Prioritized insights from Usability Study #2:
P0 - create more space for buttons, enlarge them
P1 - minimize text
P1 - add icons onto buttons to assist with recognition of functions
P1 - assimilated text size and styles across pages
P1 - colorize buttons so they are easier to quickly identify on each page
P2 - None
Final Prototypes
As this was my first full UX project (including conception of the app itself), there’s no shortage of lessons learned from this experience. Aside from the actual process of UX Design, there are several general points that I am taking away from this project and am eager to utilize in the next design that I start.
Flexibility with designs - sometimes what seems like a clever or visually appealing design may not always be the most effective or functional for the user. I learned the importance of being flexible with my designs, to bend with feedback, and to not try to stick too closely to any ideas.

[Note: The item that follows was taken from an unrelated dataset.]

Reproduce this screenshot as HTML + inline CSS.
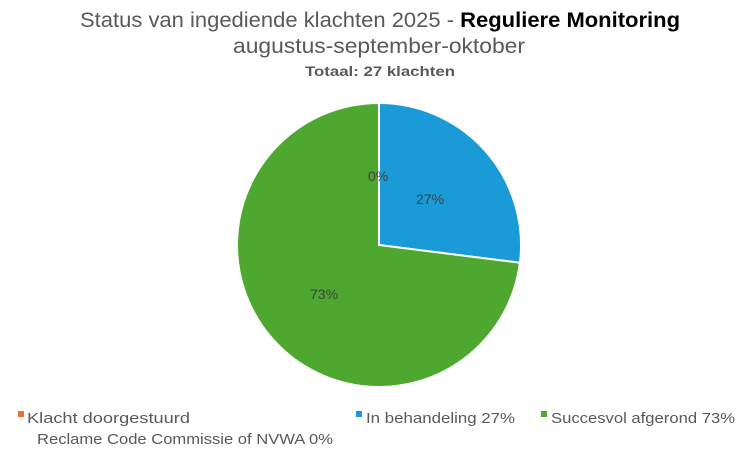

Visual Organization - this is a basic design principle, but I learned to never underestimate the value in iterating and tweaking designs. What looks good in your Figma design canvas may not always translate to the phone or browser. Visually organizing and placing items consistently through XY coordinates is usually the better than dragging and dropping.
Don’t try to reinvent the wheel - while the point of creating an app is to solve a problem that you or the creator has identified, the functionality of the app should seem familiar and intuitive to users. This means that it’s ok to use traditional icons, navigation, formatting, and terminology in designs.